Wind eats your battery
This is the part people underestimate. Every second the drone spends fighting wind — holding into a headwind, clawing back upwind — burns extra power. A flight that gives you 25 minutes on a calm day can drop well below 20 in a stiff breeze, and the drain isn’t even: the leg back into the wind costs far more than the leg out with it.
That sets up the classic trap. You fly downwind, everything’s easy, the battery looks fine — then you turn for home into the wind, the drone slows to a crawl, and the battery plummets while you’re still a long way out. Always fly out into the wind and come back with it, so the power-hungry leg happens while the battery is fresh. Cold makes it worse: a cold pack sags under the extra load, so on a raw, blowy day you fight both at once — the cold-weather battery guide explains why flight time falls off a cliff.

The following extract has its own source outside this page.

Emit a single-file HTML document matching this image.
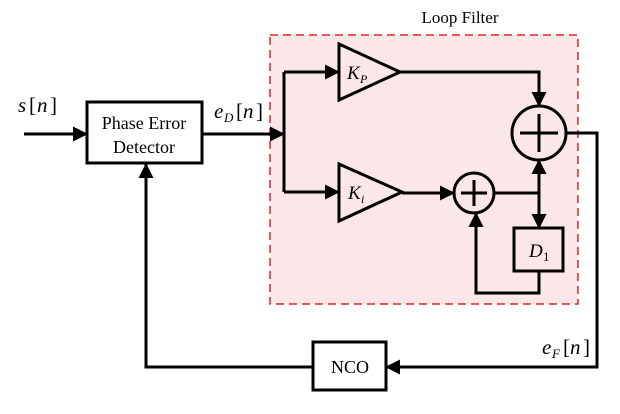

Land with a bigger reserve than usual, and don’t trust the calm downwind numbers.
Launching and landing in wind
The ground handling is where a windy flight is won or lost. Take-off and landing put the drone low and slow, exactly when a gust does the most damage.
- Launch and land into the wind. Facing into the wind gives the drone the cleanest air and the best control on take-off, and lets it slow cleanly on landing rather than being pushed forward over your spot.
- Climb decisively on take-off. Don’t dawdle at ankle height where ground gusts are messiest; climb smoothly to a few metres and let it stabilise, as covered in the safe take-off and landing guide.
- Weight your pad down — or don’t use one. An unpegged pad flips up into your props in wind, which is worse than bare ground. Anchor it properly, or on a really gusty day hand-launch and hand-catch instead. The landing pad guide covers pegging it flat.
- Hand-catch with care, or not at all. Catching keeps the drone off the ground, but a drone that can’t hold a steady hover in gusts is risky to grab. If it’s dancing around, put it down instead.
- Mind the terrain. Wind hitting a cliff, ridge or building creates invisible rotor and turbulence downwind that’ll knock a drone sideways. Keep a margin off cliff edges and don’t launch in the lee of a big obstacle.
When not to fly
The best pilots are the ones who scrub the flight. Leave the drone in the bag when:
- Gusts exceed your drone’s rating — for a Mini, gusts near or above 24mph, whatever the average says.
- You can’t get a stable hover on the first climb. If it’s fighting hard at 10 metres, it’ll be worse at 100. Bring it down and try another day.
- It’s gusty and cold, wet or coastal. The factors stack — a blowy day at the coast with onshore gusts building through the afternoon is a lot to ask of a Mini, as the beach flying guide covers.
- The forecast is borderline and the shot isn’t worth it. A replaceable photo is never worth an unrecoverable drone in a tree or the sea.
Check a wind forecast that gives you the gust figure and the wind at altitude, not just ground-level average, before you set off. Read the wind well and land with reserve to spare, and a landing pad pegged flat gives you a stable spot to come home to — which is exactly what the best drone landing pads guide is for.
FAQ
How much wind is too much for a drone?
For a Mini-class drone, around 24mph (Level 5 on the Beaufort scale) is the manufacturer’s maximum, but that’s a limit, not a target — footage suffers and margins shrink as you approach it. Crucially, fly to the gust figure, not the average: 15mph gusting 30 is more dangerous than a steady 20. Heavier Air and Mavic drones handle more; the lightest sub-250g drones handle less. If you can’t hold a stable hover on the first climb, come down.
Does wind drain a drone’s battery faster?
Yes, significantly. Every second spent fighting a headwind or clawing back upwind burns extra power, so a 25-minute calm flight can drop below 20 in a stiff breeze. The drain is uneven — the leg back into the wind costs far more than the leg out with it. Always fly out into the wind and return with it, so the power-hungry leg happens while the battery is fresh, and land with a bigger reserve than usual.
Should I take off into the wind or with it?
Into the wind, for both take-off and landing. Facing into the wind gives the drone the cleanest air and the best control, so it lifts off and stabilises more predictably, and on landing it can slow cleanly into the breeze rather than being pushed forward over your spot. Climb decisively rather than lingering low where ground gusts are messiest, and keep clear of cliffs and buildings that create turbulence downwind.
Can I fly a sub-250g drone in strong wind?
You can, but be more cautious than the rating suggests. The very low mass that keeps a sub-250g drone under the weight limit also makes it easiest for wind to shove around, so it struggles sooner than a heavier drone in the same conditions. Treat its wind rating as an outer limit, fly out into the wind and back with it, land with plenty of battery in reserve, and scrub the flight if gusts are near the drone’s limit.